Abstract

Emergency research poses a fundamental ethical dilemma: prohibit valuable research because informed consent is not possible or enroll individuals in clinical trials without informed consent. Although emergency research without initial consent is allowable in the United States, its regulatory status remains uncertain internationally. More important, no ethical justification for emergency research without consent has been widely accepted. Whether emergency research without initial consent can be justified depends on whether the values that are secured by informed consent-respect for autonomy and protection of well-being-can be secured by other means.
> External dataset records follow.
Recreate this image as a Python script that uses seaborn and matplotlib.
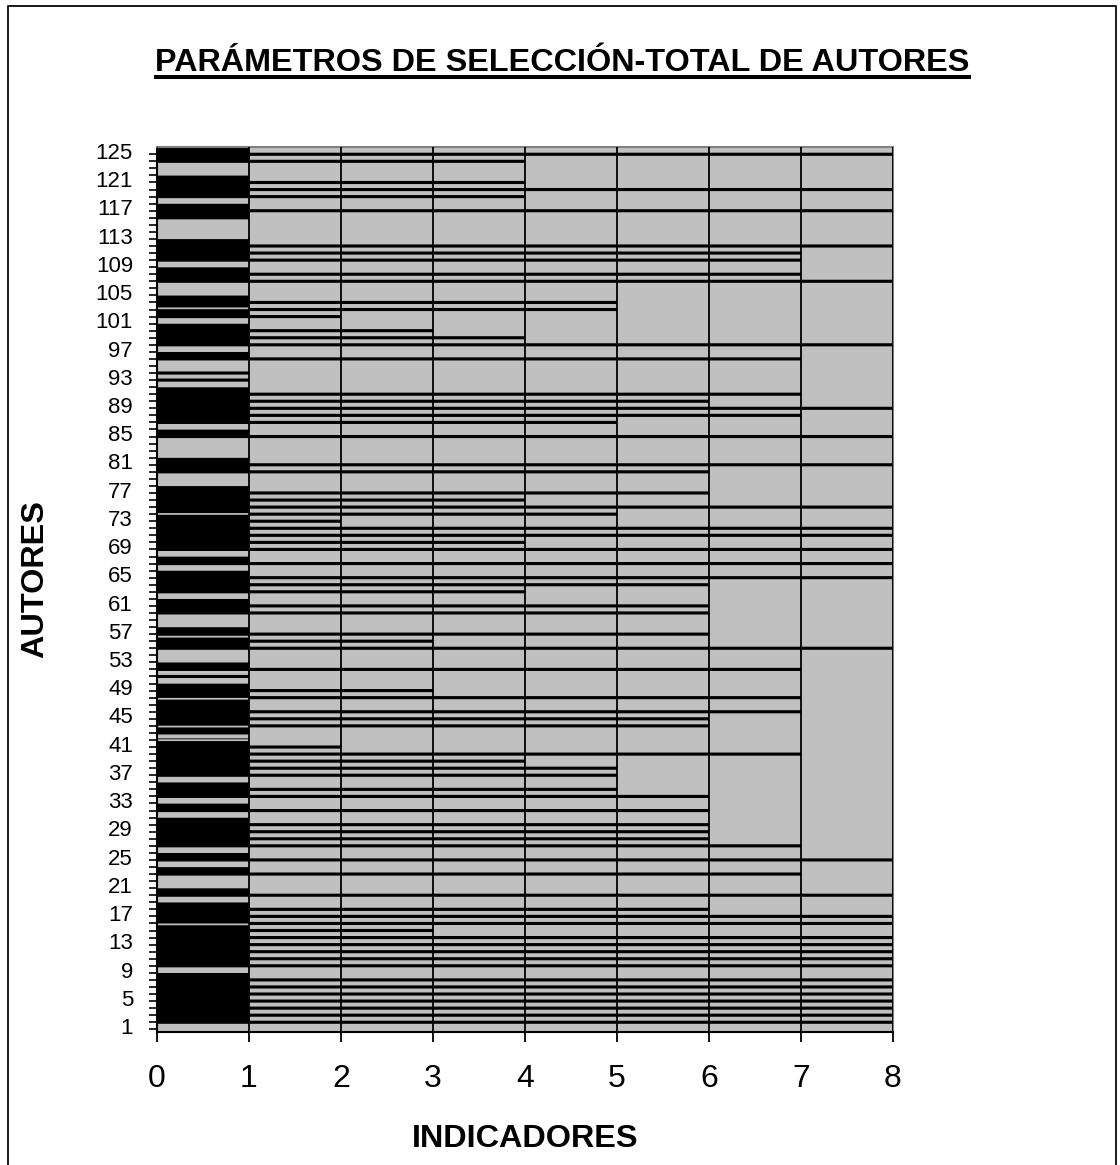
import matplotlib
matplotlib.use("Agg")

import numpy as np
import pandas as pd
import matplotlib.pyplot as plt
import seaborn as sns
from matplotlib.lines import Line2D

# ==========================================
# DATOS (autor 1 .. autor 125)
# ==========================================

autores = list(range(1, 126))

# numero de indicadores por autor, 0 = no seleccionado
indicadores = [
    0, 8, 8, 8, 8, 8, 8, 8, 0, 8,
    8, 8, 8, 8, 3, 8, 8, 6, 0, 8,
    0, 0, 7, 0, 8, 0, 7, 6, 6, 6,
    0, 6, 0, 6, 5, 0, 5, 5, 4, 7,
    2, 1, 1, 6, 6, 7, 1, 7, 3, 0,
    1, 7, 0, 0, 8, 3, 6, 0, 0, 6,
    6, 0, 4, 6, 8, 0, 8, 0, 8, 4,
    8, 8, 2, 5, 8, 4, 6, 0, 0, 6,
    8, 0, 0, 0, 8, 0, 5, 7, 8, 6,
    7, 0, 1, 1, 0, 7, 0, 8, 4, 3,
    0, 2, 5, 5, 0, 0, 8, 7, 0, 7,
    7, 8, 0, 0, 0, 1, 8, 0, 4, 8,
    4, 0, 0, 4, 8,
]

# autores con raya pero sin relleno negro en el primer tramo
sin_relleno = [42, 51, 93, 94]

# pequenos huecos claros dentro del bloque negro
huecos = [15.4, 41.5, 43.43, 47.37, 56.17, 73.56, 102.7]

marcas_x = list(range(0, 9))
marcas_y = list(range(1, 126, 4))

# ==========================================
# TABLAS
# ==========================================

df = pd.DataFrame({"autor": autores, "indicadores": indicadores})

# la raya cae en el borde inferior de cada fila
df["borde"] = df["autor"] - 0.47

rayas = df[df["indicadores"] > 0]
bloques = rayas[~rayas["autor"].isin(sin_relleno)]

# ==========================================
# FIGURA
# ==========================================

sns.set_theme(style="ticks")
plt.rcParams["font.family"] = ["Liberation Sans", "DejaVu Sans"]

W, H = 1120, 1165
fig = plt.figure(figsize=(W / 100, H / 100), dpi=100, facecolor="white")

ax = fig.add_axes([157 / W, 1 - 1031.7 / H, (893 - 157) / W, (1031.7 - 147) / H])
ax.set_facecolor("#c0c0c0")

sns.barplot(
    data=rayas,
    x="indicadores",
    y="borde",
    orient="y",
    native_scale=True,
    errorbar=None,
    color="black",
    saturation=1,
    width=0.44,
    linewidth=0,
    snap=False,
    ax=ax,
)

sns.barplot(
    x=np.ones(len(bloques)),
    y=bloques["autor"].values,
    orient="y",
    native_scale=True,
    errorbar=None,
    color="black",
    saturation=1,
    width=1.02,
    linewidth=0,
    snap=False,
    ax=ax,
)

sns.barplot(
    x=np.ones(len(huecos)),
    y=huecos,
    orient="y",
    native_scale=True,
    errorbar=None,
    color="#c0c0c0",
    saturation=1,
    width=0.25 / np.diff(huecos).min(),
    linewidth=0,
    snap=False,
    ax=ax,
)

ax.set_xlim(0, 8)
ax.set_ylim(0.19, 125.56)

ax.set_xticks(marcas_x)
ax.set_yticks(marcas_y)
ax.set_yticks(df["borde"].values, minor=True)
ax.set_yticklabels(marcas_y)

ax.tick_params(axis="x", which="major", direction="out", length=7.5, width=1.3,
               color="black", labelsize=23, labelcolor="black", pad=16)
ax.tick_params(axis="y", which="major", length=0, labelsize=16,
               labelcolor="black", pad=17.3)
ax.tick_params(axis="y", which="minor", direction="out", length=6, width=1.2,
               color="black")

ax.grid(axis="x", color="black", linewidth=1.3)
ax.grid(axis="y", visible=False)
ax.set_axisbelow(False)

for lado in ["left", "bottom"]:
    ax.spines[lado].set_color("black")
    ax.spines[lado].set_linewidth(1.5)
for lado in ["top", "right"]:
    ax.spines[lado].set_color("#808080")
    ax.spines[lado].set_linewidth(1.5)

ax.set_xlabel("")
ax.set_ylabel("")

# ==========================================
# TEXTOS
# ==========================================

fig.text(562.5 / W, 1 - 71 / H, "PARÁMETROS DE SELECCIÓN-TOTAL DE AUTORES",
         ha="center", va="baseline", fontsize=23.3, fontweight="bold", color="black")
fig.add_artist(Line2D([154 / W, 971 / W], [1 - 77 / H, 1 - 77 / H],
                      color="black", linewidth=2.9, solid_capstyle="butt"))

fig.text(35 / W, 1 - 579 / H, "AUTORES", rotation=90, ha="center", va="center",
         fontsize=23.3, fontweight="bold", color="black")
fig.text(525 / W, 1 - 1139 / H, "INDICADORES", ha="center", va="center",
         fontsize=23.3, fontweight="bold", color="black")

# marco exterior del grafico
fig.add_artist(Line2D([8 / W, 8 / W, 1116 / W, 1116 / W],
                      [0, 1 - 6 / H, 1 - 6 / H, 0],
                      color="#1a1a1a", linewidth=1.4))

fig.savefig("out.png", dpi=100)
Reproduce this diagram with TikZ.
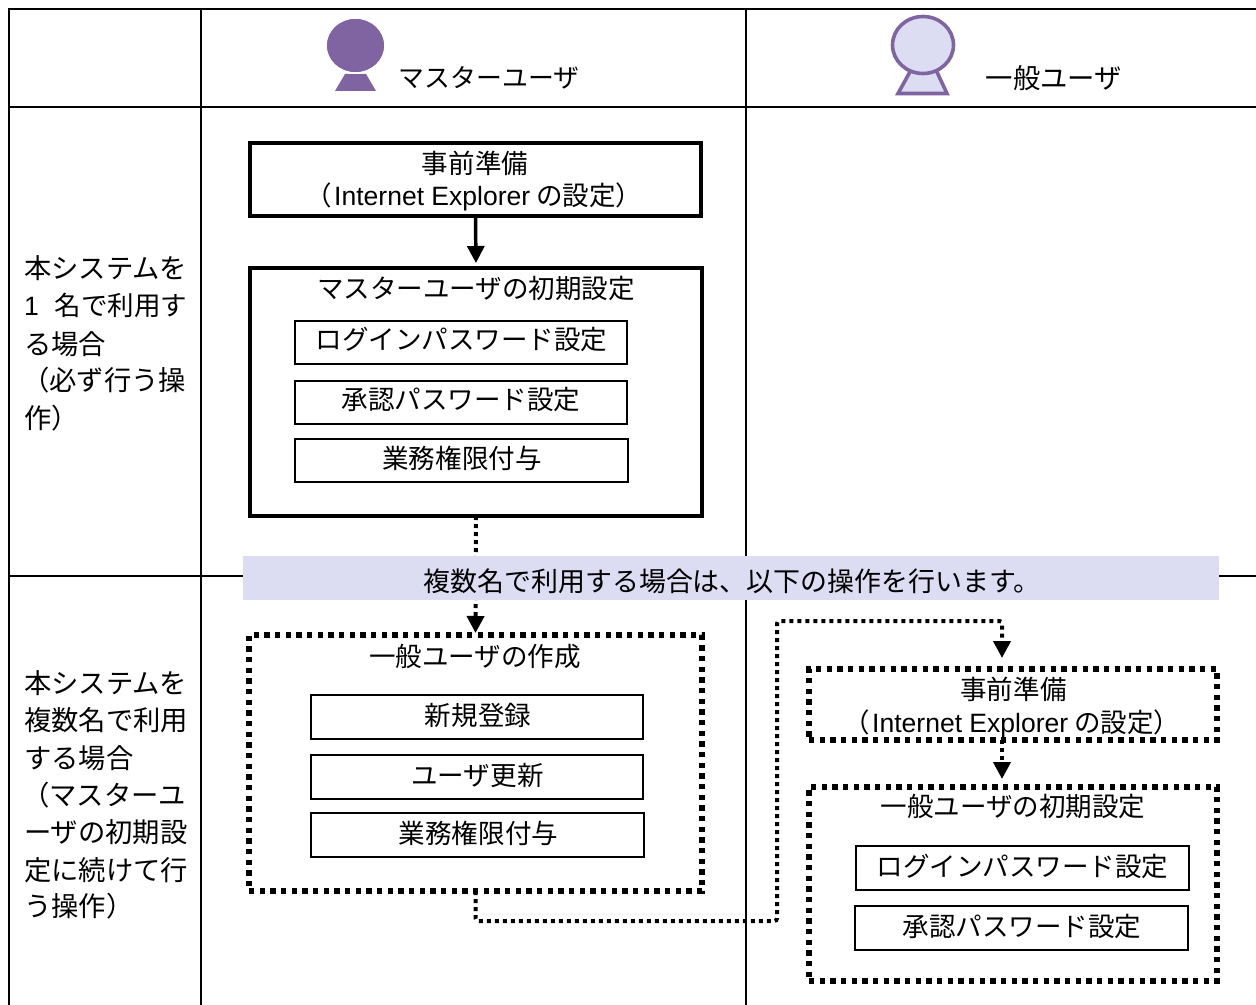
\documentclass[tikz,border=0pt]{standalone}
\usepackage{fontspec}
\setmainfont{Noto Sans CJK JP}
\newfontfamily\lat{Liberation Sans}
\usetikzlibrary{arrows.meta}
\definecolor{bandc}{HTML}{DCDCF2}
\definecolor{purp}{HTML}{8064A2}
\tikzset{
 x=0.75pt,y=-0.75pt,
 grid/.style={line width=1.5pt,black},
 txt/.style={inner sep=0,outer sep=0,anchor=base,font=\fontsize{19.9}{24}\selectfont},
 ltxt/.style={txt,anchor=base west,font=\fontsize{20.5}{24}\selectfont},
 thick box/.style={draw=black,line width=3pt,inner sep=0,outer sep=0,fill=white},
 dot box/.style={draw=black,line width=3.9pt,dash pattern=on 4pt off 4pt,inner sep=0,outer sep=0},
 sub box/.style={draw=black,line width=1.5pt,inner sep=0,outer sep=0,fill=white},
 tip/.style={-{Triangle[length=12.75pt,width=12.75pt]}},
 solidconn/.style={line width=2.6pt,black,tip},
 dotconn/.style={line width=3pt,black,dash pattern=on 3pt off 3pt,tip,rounded corners=2pt},
}
\newcommand\abox[6]{\node[#1,minimum width=#5*0.75pt-#3*0.75pt,minimum height=#6*0.75pt-#4*0.75pt] (#2) at ({(#3+#5)/2},{(#4+#6)/2}) {};}
\newcommand\ie{（\kern1.5pt{\lat Internet Explorer} の設定）}
\begin{document}
\begin{tikzpicture}
\useasboundingbox (0,0) rectangle (1256,1005);
% grid
\draw[grid] (1256,9) -- (9,9) -- (9,1005);
\draw[grid] (201,9) -- (201,1005);
\draw[grid] (746,9) -- (746,1005);
\draw[grid] (9,107) -- (1256,107);
\draw[grid] (9,576) -- (1256,576);
% header icons
\fill[purp] (335,91) -- (345,74) -- (366,74) -- (376,91) -- cycle;
\draw[white,line width=1.5pt,fill=purp] (355.5,45.5) ellipse [x radius=29.5,y radius=27.5];
\fill[purp] (355.5,45.5) ellipse [x radius=28.5,y radius=26.5];
\draw[purp,line width=2.7pt,fill=bandc,line join=miter] (898,93.5) -- (911,70) -- (936,70) -- (947,93.5) -- cycle;
\draw[purp,line width=2.7pt,fill=bandc] (923,45) ellipse [x radius=30.5,y radius=28.5];
\node[txt,font=\fontsize{19.4}{24}\selectfont] (hm) at (489,88) {マスターユーザ};
\node[txt,font=\fontsize{20.5}{24}\selectfont] (hg) at (1054,89) {一般ユーザ};
% row labels
\node[ltxt] (l1) at (24,279) {本システムを};
\node[ltxt,font=\fontsize{19.9}{24}\selectfont] (l2) at (24,316) {{\lat 1}\kern12pt 名で利用す};
\node[ltxt] (l3) at (24,354) {る場合};
\node[ltxt] (l4) at (22,391) {（必ず行う操};
\node[ltxt] (l5) at (24,428) {作）};
\node[ltxt] (m1) at (24,693) {本システムを};
\node[ltxt] (m2) at (24,730) {複数名で利用};
\node[ltxt] (m3) at (24,768) {する場合};
\node[ltxt] (m4) at (22,805) {（マスターユ};
\node[ltxt] (m5) at (24,842) {ーザの初期設};
\node[ltxt] (m6) at (24,880) {定に続けて行};
\node[ltxt] (m7) at (24,916) {う操作）};
% boxes master
\abox{thick box}{a}{250}{143}{701}{216}
\abox{thick box}{b}{250}{268}{702}{516}
\abox{sub box}{b1}{295}{321}{627}{364}
\abox{sub box}{b2}{295}{381}{627}{424}
\abox{sub box}{b3}{295}{439}{628}{482}
\abox{dot box}{c}{249}{635}{702}{891}
\abox{sub box}{c1}{311}{695}{643}{739}
\abox{sub box}{c2}{311}{755}{643}{799}
\abox{sub box}{c3}{311}{813}{644}{857}
\abox{dot box}{d}{809}{669}{1217}{740}
\abox{dot box}{e}{809}{787}{1217}{981}
\abox{sub box}{e1}{856}{846}{1189}{890}
\abox{sub box}{e2}{855}{906}{1188}{950}
% connectors
\draw[solidconn,shorten >=3.75pt] (a.south) -- (b.north);
\draw[dotconn,shorten >=1.5pt] (b.south) -- (c.north);
\coordinate (p1) at (475.5,921);
\coordinate (p2) at (777,921);
\coordinate (p3) at (777,621);
\coordinate (p4) at (1002,621);
\draw[dotconn,shorten >=8.25pt] (c.south) -- (p1) -- (p2) -- (p3) -- (p4) -- (p4 |- d.north);
\draw[dotconn,shorten >=6pt] (p4 |- d.south) -- (p4 |- e.north);
% band
\fill[bandc] (243,556) rectangle (1219,600);
\node[txt,font=\fontsize{20.2}{24}\selectfont] (band) at (732,591) {複数名で利用する場合は、以下の操作を行います。};
% texts in boxes
\node[txt] (a1) at (475,174) {事前準備};
\node[txt] (a2) at (474,206) {\ie};
\node[txt] (bt) at (476,299) {マスターユーザの初期設定};
\node[txt] at (461.5,350) {ログインパスワード設定};
\node[txt] at (461,409.5) {承認パスワード設定};
\node[txt] at (462,468.5) {業務権限付与};
\node[txt] (ct) at (475,666) {一般ユーザの作成};
\node[txt] at (478,725) {新規登録};
\node[txt] at (477.5,785) {ユーザ更新};
\node[txt] at (478.5,843.5) {業務権限付与};
\node[txt] (d1) at (1013.5,699.5) {事前準備};
\node[txt] (d2) at (1012,732) {\ie};
\node[txt] (et) at (1013,816) {一般ユーザの初期設定};
\node[txt] at (1022.5,876.5) {ログインパスワード設定};
\node[txt] at (1022,936) {承認パスワード設定};
\end{tikzpicture}
\end{document}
Analysis suggests that these values can be secured by the satisfaction of 5 conditions: (1) responsiveness (the experimental intervention must be responsive to an urgent medical need of the patients), (2) comparable risk-benefit ratio (the risk-benefit ratio of the experimental intervention is favorable, and at least as favorable as that of available alternatives and the control, if any), (3) no conflicting preferences (there is no compelling reason to think that participation in the research conflicts with enrolled patients' values or interests), (4) minimal net risks (nonbeneficial procedures included in the study cumulatively pose no greater than minimal risk), and (5) prompt consent (consent for ongoing and additional emergency research interventions is obtained as soon as possible). Together, these conditions constitute an ethical substitute for informed consent in emergency research-forming the consent substitute model.